Obviously, looking at the numbers of queries these agents claim to get on a daily basis…the fact that your e-mail or letter didn’t just get completely lost in the pile is pretty darned amazing.
The early portions of the process of getting traditionally published are horribly impersonal. You, as an author, want to stand out from the pile, and there are all hosts of things about what you can do in those stupid little letters to get ears (eyes?) to perk up right off the bat…most of which involve doing a great deal of research on each agent so you can find some way to connect with them personally within your query letter to make it seem like you’re different than all those other people.
It’s a lot like courting the hot chick in high school when you’re the guy who spends a lot of time stuffed into a locker. You know everything about that girl. She couldn’t care less.
The sheer ratios involved in actually getting someone to even read a portion of your masterpiece is staggering. You put hours and hours into just trying to find the right people to market your book(s), knowing full well that they will take only a second or two to decide whether or not they want to even give your letter a full read (much less the manuscript you’ve poured your heart into).
I’m not saying it’s unfair…although there’s definitely a part of me which wants to scream it :-)…I’m merely stating that it’s pretty damned depressing. Especially when you realize that many authors who go through the traditional publishing route today just don’t do that much noticeably better than many self-pubbed authors. Sure, if they get into the big 6 (which I don’t think is even 6 anymore (side note: the big 6 are the largest of the publishers, the ones that are names you know, like Harper Collins, Random House (which you might not know is now Random Penguin…at least I think that’s what they’re calling themselves now) and the like)) they might have a chance at getting their books on the visible shelves inside of the big box book stores…but publishing is a game of small margins nowadays. People don’t read as much as they used to now that we can carry our phones around in our pockets and watch TV all day long.
What I am trying to say is that, the actual chance that a person, like me, who has a little book written with the non-readers in mind, a book that uses a simple tone and steals a lot from hollywood in its storytelling methods, doesn’t really stand much of a chance when everyone’s looking for the next huge book like Gone Girl or Twilight or Harry Potter. Gone are the days when the little fun books can actually be seen for what they are…or, you know, at least when attempting to explain them through a simple little query letter.
That’s not to say that such books don’t succeed. But it’s difficult…and many times, the authors of those books have already built a name for themselves…possibly through being an actor or musician (did you know that Henry Winkler has a young adult book series?).
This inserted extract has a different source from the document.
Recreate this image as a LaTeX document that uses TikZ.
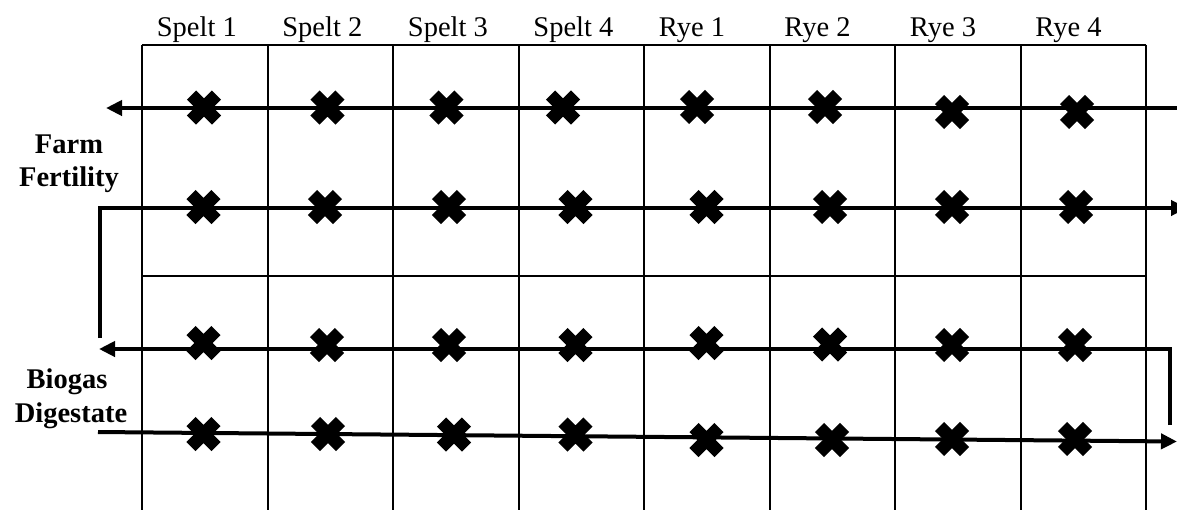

It’s a lot of effort to try and find a way into the publishing world today. A lot of effort that could ultimately go to waste. In fact, considering how many published authors today are currently lamenting their lot in life as published authors, one might question why anyone would even consider going down that path, especially considering the amount of work that goes into just finding someone who is even willing to read the first couple pages.
I’ve questioned that for myself for quite some time now…or…you know…at least during the last 10 days while I research agents and anxiously/eagerly (I’m not sure which one I am at the moment) await their responses.
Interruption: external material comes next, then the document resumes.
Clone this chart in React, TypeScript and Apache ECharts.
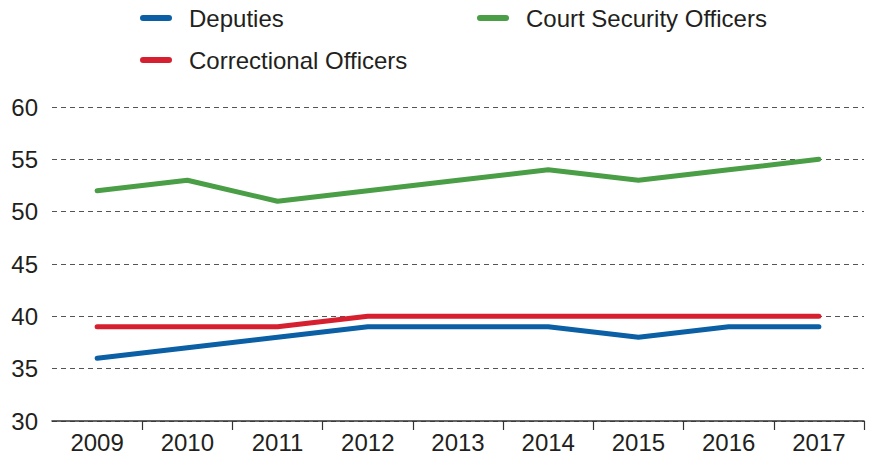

Without the big publishing houses (or even the little ones) or anyone else really backing me up except for my amazing family and friends, I’ve watched my readership grow at a rather exponential level…sure…the early part of an exponential level is pretty insignificant…and it may taper off quickly and not be so exponential next year. It’s actually pretty incredible how much my readership has grown, considering how little I’ve found my marketing attempts to actually make any noticeable difference (if any).
And considering the vast majority of my readers seem to at least not hate my books…some might even be willing to say they downright enjoyed them…it might be safe to say that a couple of them might even tell their friends about them and keep things moving forward even further.
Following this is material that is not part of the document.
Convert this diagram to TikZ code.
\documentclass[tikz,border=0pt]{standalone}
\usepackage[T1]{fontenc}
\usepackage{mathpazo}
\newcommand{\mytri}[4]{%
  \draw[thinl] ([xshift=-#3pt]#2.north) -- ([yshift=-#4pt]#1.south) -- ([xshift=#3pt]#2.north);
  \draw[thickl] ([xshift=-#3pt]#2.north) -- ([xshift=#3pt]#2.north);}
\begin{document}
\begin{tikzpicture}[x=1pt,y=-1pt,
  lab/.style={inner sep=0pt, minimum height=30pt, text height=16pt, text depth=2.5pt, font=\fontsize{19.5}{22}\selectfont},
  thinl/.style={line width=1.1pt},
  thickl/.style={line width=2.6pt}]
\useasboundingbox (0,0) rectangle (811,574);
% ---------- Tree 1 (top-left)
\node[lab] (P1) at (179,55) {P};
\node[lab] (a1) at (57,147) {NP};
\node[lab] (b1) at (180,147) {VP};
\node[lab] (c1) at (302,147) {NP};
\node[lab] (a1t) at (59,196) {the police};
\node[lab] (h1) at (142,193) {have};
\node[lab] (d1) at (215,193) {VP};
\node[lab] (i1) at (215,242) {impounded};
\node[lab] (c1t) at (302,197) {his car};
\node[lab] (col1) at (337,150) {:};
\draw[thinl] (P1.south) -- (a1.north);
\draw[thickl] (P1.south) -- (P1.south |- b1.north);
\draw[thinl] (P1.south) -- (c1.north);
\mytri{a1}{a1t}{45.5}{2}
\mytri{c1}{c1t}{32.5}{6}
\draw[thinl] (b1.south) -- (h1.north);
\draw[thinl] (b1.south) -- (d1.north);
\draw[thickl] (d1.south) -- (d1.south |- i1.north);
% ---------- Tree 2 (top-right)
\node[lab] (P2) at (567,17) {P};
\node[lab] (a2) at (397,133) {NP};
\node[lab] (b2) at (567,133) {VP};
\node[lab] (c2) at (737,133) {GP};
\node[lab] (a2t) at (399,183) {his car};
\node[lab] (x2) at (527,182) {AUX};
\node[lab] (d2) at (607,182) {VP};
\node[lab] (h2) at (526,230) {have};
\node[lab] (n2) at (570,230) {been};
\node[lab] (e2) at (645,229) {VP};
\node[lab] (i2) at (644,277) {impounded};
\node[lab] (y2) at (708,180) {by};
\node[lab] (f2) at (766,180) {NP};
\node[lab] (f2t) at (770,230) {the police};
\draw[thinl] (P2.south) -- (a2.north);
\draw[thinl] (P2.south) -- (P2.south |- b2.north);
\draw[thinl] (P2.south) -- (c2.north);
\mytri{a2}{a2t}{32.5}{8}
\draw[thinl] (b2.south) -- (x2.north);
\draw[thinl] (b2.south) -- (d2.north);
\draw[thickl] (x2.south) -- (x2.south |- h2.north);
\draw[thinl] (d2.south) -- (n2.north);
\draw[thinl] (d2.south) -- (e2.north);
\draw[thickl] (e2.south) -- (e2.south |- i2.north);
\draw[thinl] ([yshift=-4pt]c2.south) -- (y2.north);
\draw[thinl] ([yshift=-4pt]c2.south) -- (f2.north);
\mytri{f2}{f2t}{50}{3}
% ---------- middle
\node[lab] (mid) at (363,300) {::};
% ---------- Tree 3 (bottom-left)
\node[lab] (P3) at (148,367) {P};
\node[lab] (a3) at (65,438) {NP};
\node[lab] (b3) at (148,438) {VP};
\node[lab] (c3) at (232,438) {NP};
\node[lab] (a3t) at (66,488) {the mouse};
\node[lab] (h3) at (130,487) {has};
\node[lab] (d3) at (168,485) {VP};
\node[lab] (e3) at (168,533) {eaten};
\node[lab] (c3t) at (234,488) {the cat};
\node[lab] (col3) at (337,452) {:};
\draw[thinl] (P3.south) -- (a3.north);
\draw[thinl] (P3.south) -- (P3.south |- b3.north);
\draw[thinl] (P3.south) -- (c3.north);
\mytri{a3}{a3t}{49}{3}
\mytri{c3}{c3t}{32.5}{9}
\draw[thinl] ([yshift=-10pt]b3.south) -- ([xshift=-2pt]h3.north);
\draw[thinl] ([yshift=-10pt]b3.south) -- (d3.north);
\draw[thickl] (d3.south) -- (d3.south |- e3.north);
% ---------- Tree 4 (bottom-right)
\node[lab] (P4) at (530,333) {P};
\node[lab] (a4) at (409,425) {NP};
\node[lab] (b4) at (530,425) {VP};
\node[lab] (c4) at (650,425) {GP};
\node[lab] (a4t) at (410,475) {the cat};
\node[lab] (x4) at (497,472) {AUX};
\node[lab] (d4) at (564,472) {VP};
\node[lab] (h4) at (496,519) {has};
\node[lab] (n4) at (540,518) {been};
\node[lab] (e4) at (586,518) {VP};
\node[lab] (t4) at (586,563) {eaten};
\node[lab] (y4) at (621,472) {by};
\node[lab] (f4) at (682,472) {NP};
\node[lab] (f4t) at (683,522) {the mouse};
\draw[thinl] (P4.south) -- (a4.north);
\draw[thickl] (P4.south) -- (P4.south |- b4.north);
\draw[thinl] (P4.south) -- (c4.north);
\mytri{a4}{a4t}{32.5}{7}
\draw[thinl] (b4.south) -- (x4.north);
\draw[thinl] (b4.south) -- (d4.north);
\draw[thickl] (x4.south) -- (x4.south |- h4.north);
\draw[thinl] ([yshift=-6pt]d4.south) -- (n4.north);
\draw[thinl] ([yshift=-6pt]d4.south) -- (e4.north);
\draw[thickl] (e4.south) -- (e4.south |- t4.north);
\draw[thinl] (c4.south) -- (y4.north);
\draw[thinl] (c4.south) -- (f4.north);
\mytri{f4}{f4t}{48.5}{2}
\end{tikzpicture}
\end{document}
So…why waste the effort on something that should probably end up being absolutely nothing more than another pile of, well…wasted effort?
In case you’re not paying attention, I can lay this out for you a little more directly….I mused on precisely this idea just yesterday.
I don’t expect the big 6 publishers to come pounding down my door anytime soon…heck, I’d be pretty darned surprised if they ever even lightly rapped on it. I might foresee finding representation before too long, but it’s another item where I’m very well aware of how highly the odds are stacked against me.
But here’s the thing. I’m writing these books, whether anyone wants to read them or not. I plan to continue to publish these books, whether anyone will actually read them or not…because why the heck should they just get lost in the back corners of my hard drive? Considering how much time and effort I put into these stupid books, and how much time and effort I plan to continue to put into them, I’ve come to the realization that I should probably do something to find more readers, more people who might find these books entertaining or insightful in some way…because that’s kind of what a book is for.
I’m putting in the effort under the hopes that it might make tomorrow just that little shade better.
Only problem is…it has the tendency to make today just a shade darker, because there’s not much worse than waking up to an e-mail in your inbox says, “Nope, don’t care, see ya”…or, you know…”While I appreciate the opportunity to review your work, I’m afraid it’s just not for me. Of course, this is a subjective business and other agents may” actually be willing to read more than the first couple sentences of your boring query letter…because, let’s face it…even the most exciting of query letters are boring…at least from my research on what makes for a good query letter.
Alright, this has been a much longer post than usual. Just getting out my demons. I’m not giving up on the process yet, although I realize that it will probably need to be given up on at some point in the future…that’s the nature of the beast. Good thing I’ve got a new book I’m working on that is proving to be loads of fun to put together…and something quite a bit different than anything I’ve written before.
Have fun out there, and have a great weekend. I know I will.